Worm Image
© Samuel Lab at Harvard University

Scientists have come a step closer to gaining complete control over a mind, even if that mind belongs to a creature the size of a grain of sand. A team at Harvard University has built a computerized system to manipulate worms - making them start and stop, giving them the sensation of being touched, and even prompting them to lay eggs, as seen in the video above - by stimulating their neurons individually with laser light, all while the worms swim freely in a petri dish. The technology may help neuroscientists for the first time gain a complete understanding of the workings of an animal's nervous system.

The worm in question, Caenorhabditis elegans, is one of the most extensively studied organisms in biology: researchers have completely mapped and classified its cells - each individual has exactly 1,031 - including its 302 neurons and the 5,000 or so connections among them. But science still does not know exactly "how neurons work together in a network," says Andrew Leifer, a graduate student in biophysics at Harvard, For example, how does the worm coordinate its 100 or so muscles to relax and contract in a wave pattern as the worm swims?

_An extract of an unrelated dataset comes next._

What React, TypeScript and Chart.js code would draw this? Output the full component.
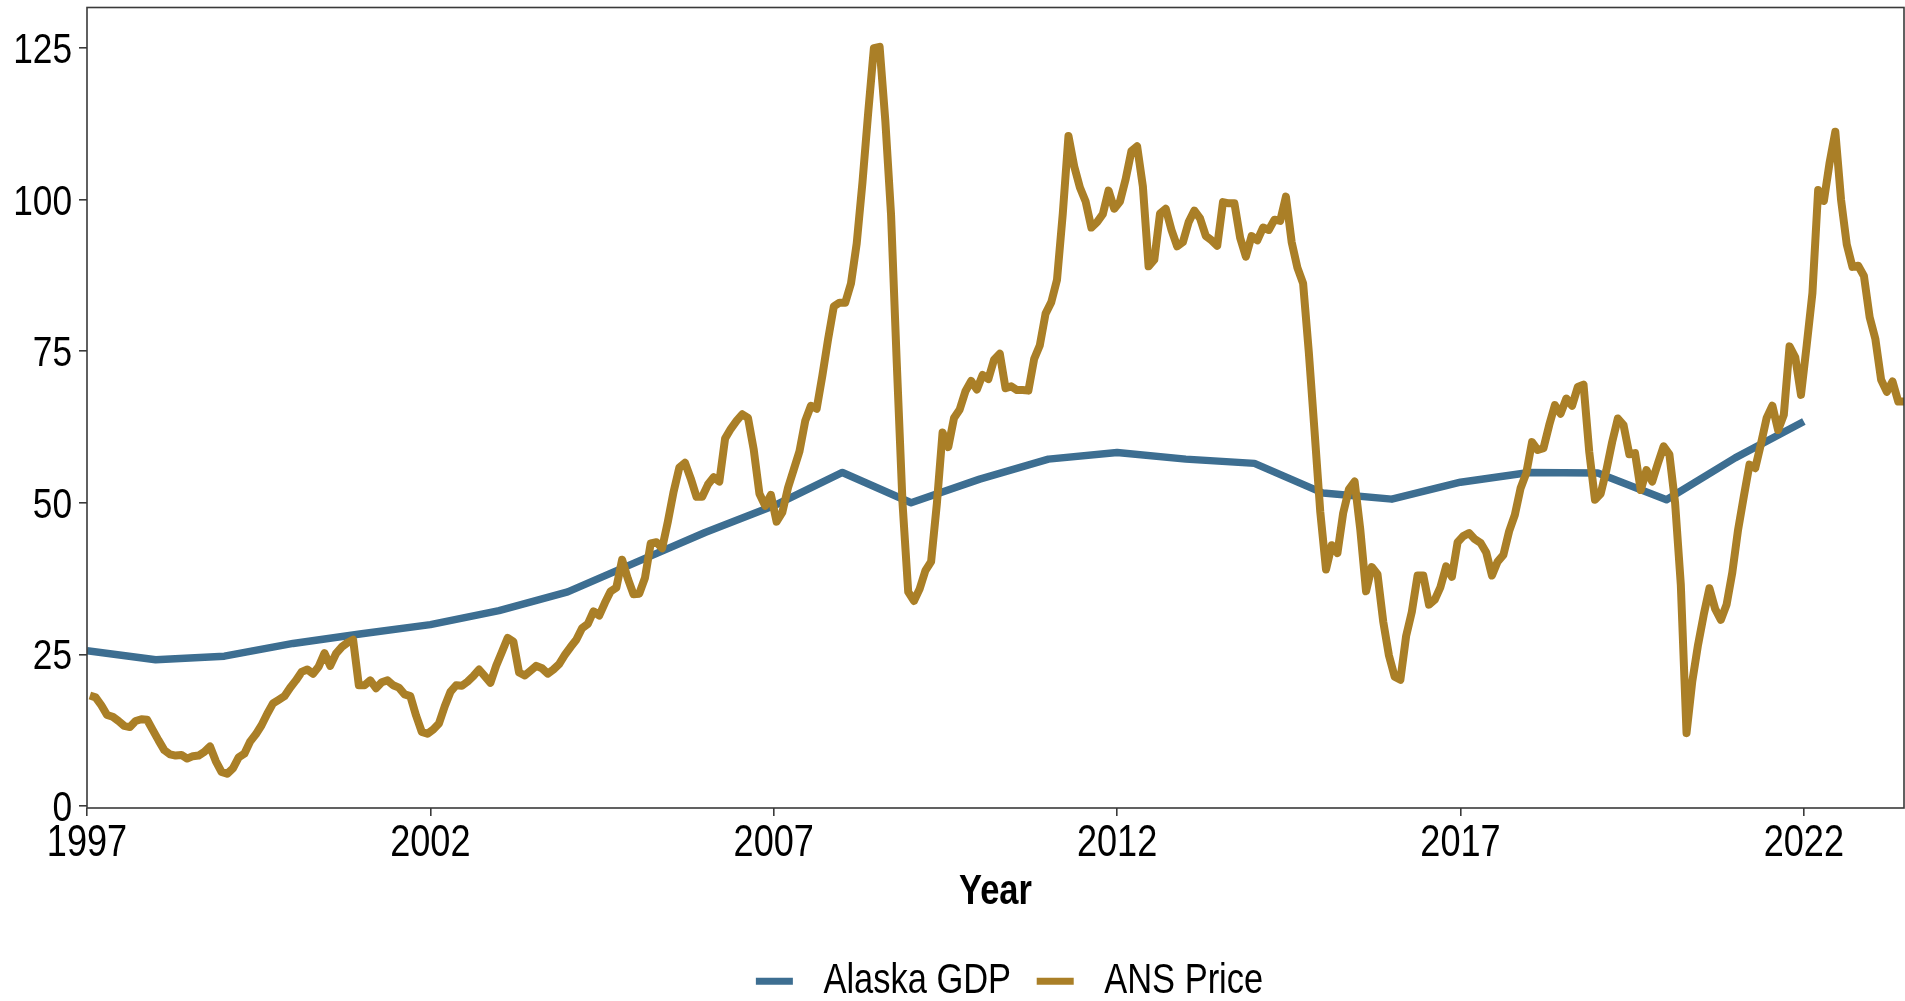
import React, { useEffect, useRef } from "react";
import { Chart, registerables } from "chart.js";

Chart.register(...registerables);

// ---- Data ----
const seriesLabels = ["Alaska GDP", "ANS Price"];
const seriesColors = ["#3D6E91", "#AA7F27"];

const gdpYears = [
  1997, 1998, 1999, 2000, 2001, 2002, 2003, 2004, 2005, 2006, 2007, 2008, 2009,
  2010, 2011, 2012, 2013, 2014, 2015, 2016, 2017, 2018, 2019, 2020, 2021, 2022,
];
const gdpValues = [
  25.6, 24.1, 24.7, 26.8, 28.4, 29.9, 32.2, 35.3, 40.2, 45.1, 49.5, 55.0, 50.0,
  53.9, 57.2, 58.3, 57.2, 56.5, 51.6, 50.6, 53.4, 55.0, 54.9, 50.5, 57.4, 63.4,
];

// Monthly ANS price, January 1997 onward (plotted at mid-month)
const ansStartYear = 1997;
const ansPrice = [
  18.2, 17.9, 16.6, 15.0, 14.7, 14.0, 13.2, 13.0, 14.0, 14.3, 14.2, 12.5, // 1997
  10.8, 9.2, 8.5, 8.3, 8.4, 7.8, 8.2, 8.3, 8.9, 9.8, 7.4, 5.6, // 1998
  5.3, 6.2, 8.0, 8.6, 10.6, 11.8, 13.3, 15.2, 16.9, 17.5, 18.1, 19.5, // 1999
  20.7, 22.1, 22.5, 21.8, 23.0, 25.2, 23.1, 25.1, 26.2, 26.9, 27.4, 19.9, // 2000
  19.9, 20.7, 19.4, 20.4, 20.7, 19.9, 19.5, 18.4, 18.1, 14.9, 12.2, 11.9, // 2001
  12.6, 13.6, 16.4, 18.8, 19.9, 19.8, 20.5, 21.4, 22.5, 21.4, 20.3, 23.1, // 2002
  25.4, 27.7, 27.1, 22.0, 21.5, 22.3, 23.1, 22.7, 21.8, 22.5, 23.4, 24.9, // 2003
  26.2, 27.4, 29.3, 30.0, 32.1, 31.4, 33.5, 35.4, 36.0, 40.6, 37.5, 34.9, // 2004
  35.0, 37.6, 43.3, 43.5, 42.5, 46.9, 51.8, 55.8, 56.6, 54.0, 51.0, 51.0, // 2005
  53.0, 54.2, 53.5, 60.6, 62.2, 63.5, 64.6, 64.0, 58.8, 51.5, 49.5, 51.3, // 2006
  46.9, 48.4, 52.5, 55.5, 58.5, 63.5, 66.0, 65.5, 71.0, 77.0, 82.4, 83.0, // 2007
  83.0, 86.2, 92.8, 102.8, 114.3, 125.0, 125.2, 113.0, 97.5, 73.0, 50.0, 35.3, // 2008
  33.8, 35.8, 38.8, 40.3, 49.8, 61.6, 59.2, 64.0, 65.4, 68.4, 70.1, 68.7, // 2009
  71.1, 70.4, 73.6, 74.6, 68.9, 69.2, 68.6, 68.6, 68.5, 73.7, 76.0, 81.2, // 2010
  83.1, 86.8, 97.6, 110.5, 105.5, 102.0, 99.7, 95.4, 96.3, 97.6, 101.5, 98.5, // 2011
  99.7, 103.4, 108.0, 108.8, 102.2, 89.0, 90.1, 97.7, 98.5, 95.0, 92.3, 93.0, // 2012
  96.3, 98.2, 96.9, 94.0, 93.3, 92.4, 99.6, 99.4, 99.4, 93.7, 90.6, 94.0, // 2013
  93.3, 95.4, 95.0, 96.7, 96.5, 100.5, 93.0, 88.8, 86.2, 74.8, 61.8, 48.5, // 2014
  39.0, 43.0, 41.7, 48.3, 52.2, 53.5, 45.5, 35.4, 39.4, 38.2, 30.4, 24.8, // 2015
  21.3, 20.8, 28.0, 32.0, 38.0, 38.0, 33.2, 34.0, 36.1, 39.5, 37.8, 43.5, // 2016
  44.5, 45.0, 44.0, 43.4, 41.8, 38.0, 40.3, 41.4, 45.3, 48.0, 52.4, 54.9, // 2017
  60.0, 58.7, 59.0, 62.8, 66.1, 64.7, 67.2, 66.0, 69.1, 69.5, 58.4, 50.5, // 2018
  51.5, 55.4, 60.0, 63.9, 62.8, 58.0, 58.2, 52.1, 55.4, 53.5, 56.5, 59.3, // 2019
  58.0, 50.0, 36.5, 12.0, 20.5, 26.5, 31.5, 35.9, 32.5, 30.7, 33.2, 38.5, // 2020
  45.5, 51.0, 56.3, 55.7, 59.7, 64.0, 66.0, 62.0, 64.5, 75.8, 74.0, 67.8, // 2021
  76.0, 84.6, 101.6, 99.8, 106.1, 111.2, 100.0, 92.6, 88.9, 89.1, 87.4, 80.6, // 2022
  77.0, 70.3, 68.3, 70.0, 66.7, 66.7, // 2023
];

const xTickYears = [1997, 2002, 2007, 2012, 2017, 2022];
const yTickValues = [0, 25, 50, 75, 100, 125];
const xAxisTitle = "Year";

const FONT = "'Liberation Sans', Arial, sans-serif";
const AXIS_COLOR = "#3a3a3a";
const NARROW = 0.82; // horizontal squeeze to emulate a narrow sans face

function applyNarrowText(ctx: any) {
  const origFill = ctx.fillText.bind(ctx);
  const origMeasure = ctx.measureText.bind(ctx);
  ctx.measureText = (text: string) => {
    const m = origMeasure(text);
    return {
      width: m.width * NARROW,
      actualBoundingBoxAscent: m.actualBoundingBoxAscent,
      actualBoundingBoxDescent: m.actualBoundingBoxDescent,
      actualBoundingBoxLeft: m.actualBoundingBoxLeft * NARROW,
      actualBoundingBoxRight: m.actualBoundingBoxRight * NARROW,
      fontBoundingBoxAscent: m.fontBoundingBoxAscent,
      fontBoundingBoxDescent: m.fontBoundingBoxDescent,
    };
  };
  ctx.fillText = (text: string, x: number, y: number, maxWidth?: number) => {
    const w = origMeasure(text).width * NARROW;
    const mw = maxWidth !== undefined && maxWidth !== null ? Math.min(w, maxWidth) : w;
    origFill(text, x, y, mw);
  };
}

const panelBorder = {
  id: "panelBorder",
  afterLayout(chart: any) {
    const lg = chart.legend;
    if (lg) {
      lg.left += 57.5;
      lg.right += 57.5;
    }
  },
  afterDatasetsDraw(chart: any) {
    const { ctx, chartArea } = chart;
    ctx.save();
    ctx.strokeStyle = AXIS_COLOR;
    ctx.lineWidth = 1.6;
    ctx.strokeRect(
      chartArea.left,
      chartArea.top,
      chartArea.right - chartArea.left,
      chartArea.bottom - chartArea.top
    );
    ctx.restore();
  },
};

export default function App() {
  const canvasRef = useRef<HTMLCanvasElement | null>(null);

  useEffect(() => {
    const canvas = canvasRef.current;
    if (!canvas) return;
    const ctx2d = canvas.getContext("2d");
    if (ctx2d) applyNarrowText(ctx2d);

    const gdpData = gdpYears.map((yr, i) => ({ x: yr, y: gdpValues[i] }));
    const ansData = ansPrice.map((v, i) => ({ x: ansStartYear + (i + 0.5) / 12, y: v }));
    const xMax = ansData[ansData.length - 1].x;

    const chart = new Chart(canvas, {
      type: "line",
      data: {
        datasets: [
          {
            label: seriesLabels[0],
            data: gdpData,
            borderColor: seriesColors[0],
            backgroundColor: seriesColors[0],
            borderWidth: 7.5,
            pointRadius: 0,
            tension: 0,
            borderJoinStyle: "round",
            order: 1,
          },
          {
            label: seriesLabels[1],
            data: ansData,
            borderColor: seriesColors[1],
            backgroundColor: seriesColors[1],
            borderWidth: 8,
            pointRadius: 0,
            tension: 0,
            borderJoinStyle: "round",
            order: 0,
          },
        ],
      },
      options: {
        responsive: false,
        animation: false,
        devicePixelRatio: 1,
        layout: { padding: { top: 7.5, right: 1, left: 0, bottom: -11.3 } },
        plugins: {
          tooltip: { enabled: false },
          legend: {
            display: true,
            position: "bottom",
            labels: {
              boxWidth: 37,
              boxHeight: 7,
              padding: 25.7,
              color: "#000",
              font: { family: FONT, size: 42 },
              generateLabels: () =>
                seriesLabels.map((t, i) => ({
                  text: " " + t,
                  fillStyle: seriesColors[i],
                  strokeStyle: seriesColors[i],
                  lineWidth: 0,
                  hidden: false,
                  datasetIndex: i,
                })),
            },
          },
        },
        scales: {
          x: {
            type: "linear",
            min: 1997,
            max: xMax,
            afterBuildTicks: (axis: any) => {
              axis.ticks = xTickYears.map((v) => ({ value: v }));
            },
            afterFit: (scale: any) => {
              scale.height = 126.6;
              scale.paddingLeft = 0;
              scale.paddingRight = 0;
            },
            ticks: {
              autoSkip: false,
              maxRotation: 0,
              padding: 1,
              color: "#000",
              font: { family: FONT, size: 44 },
              callback: (v: any) => String(v),
            },
            grid: {
              display: true,
              drawOnChartArea: false,
              drawTicks: true,
              tickLength: 8,
              color: AXIS_COLOR,
              lineWidth: 1.6,
            },
            border: { display: false },
            title: {
              display: true,
              text: xAxisTitle,
              color: "#000",
              font: { family: FONT, size: 42, weight: "bold" },
              padding: { top: 0, bottom: 16.6 },
            },
          },
          y: {
            type: "linear",
            min: -0.35,
            max: 131.7,
            afterBuildTicks: (axis: any) => {
              axis.ticks = yTickValues.map((v) => ({ value: v }));
            },
            afterFit: (scale: any) => {
              scale.width = 87;
              scale.paddingTop = 0;
              scale.paddingBottom = 0;
            },
            ticks: {
              padding: 7,
              labelOffset: 3,
              color: "#000",
              font: { family: FONT, size: 43 },
              callback: (v: any) => String(v),
            },
            grid: {
              display: true,
              drawOnChartArea: false,
              drawTicks: true,
              tickLength: 8,
              color: AXIS_COLOR,
              lineWidth: 1.6,
            },
            border: { display: false },
          },
        },
      },
      plugins: [panelBorder],
    });

    return () => chart.destroy();
  }, []);

  return (
    <div
      style={{
        position: "absolute",
        left: 0,
        top: 0,
        width: 1905,
        height: 1001,
        background: "#fff",
        overflow: "hidden",
      }}
    >
      <canvas ref={canvasRef} width={1905} height={1001} style={{ display: "block" }} />
    </div>
  );
}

Inducing a worm to lay eggs with laser light from Samuel Lab on Vimeo.

To find out, Leifer and his collaborators genetically engineered the one-millimeter-long nematode worm to make particular cells in its body sensitive to light, a technique called optogenetics, developed in recent years by Stanford University psychiatrist and bioengineer Karl Deisseroth [see Deisseroth's Controlling the Brain with Light, Scientific American, November 2010]. Because the worm's body is transparent, sharply focused lasers, pointed with an accuracy of 30 microns, could turn on or suppress individual neurons with no need for electrodes or other invasive methods. Leifer placed a microscope on a custom-built stage to track the worm as it swam around in a dish. He also wrote software that analyzed the microscope's images to locate the target neurons, and then pointed and fired the lasers accordingly - all at a rate of 50 frames per second. The results were published online January 16 in Nature Methods (Scientific American is part of Nature Publishing Group).

Other teams have performed optogenetic studies and controlled individual neurons on immobilized worms. But, to understand the organism's physiology, says Leifer, it is necessary to manipulate it as it swims freely. He and his collaborators were able to show, for example, that during swimming, motor signals move down the body through muscle cells themselves as well as through nerve connections, by selectively blocking sections of its musculature and nervous system. In the video below, one can see the worm stopping as laser light inhibits motor neurons in the front of its body



Disrupting locomotion by inhibiting motor neurons of a worm with laser light from Samuel Lab on Vimeo.

The team also tested its technology's potential by making a worm lay eggs and by showing that a particular neuron processes information from touch-sensing cells. In the video below, blue laser light induces a sensation of touch by stimulating those cells, and the worm, sensing that it has bumped into some object, reverses course.



Stimulating a worm's anterior touch receptors (AVM and ALM) with laser light from Samuel Lab on Vimeo.

The technique ""greatly enhances the capabilities for optogenetic control"" in worms, says Deisseroth.Leifer hopes it could some day help scientists create complete simulations of the organism's behavior. "Hopefully, we'll be able to make a computational model of the entire nervous system," he says. In a way, that would be like "uploading a mind," though a rudimentary one.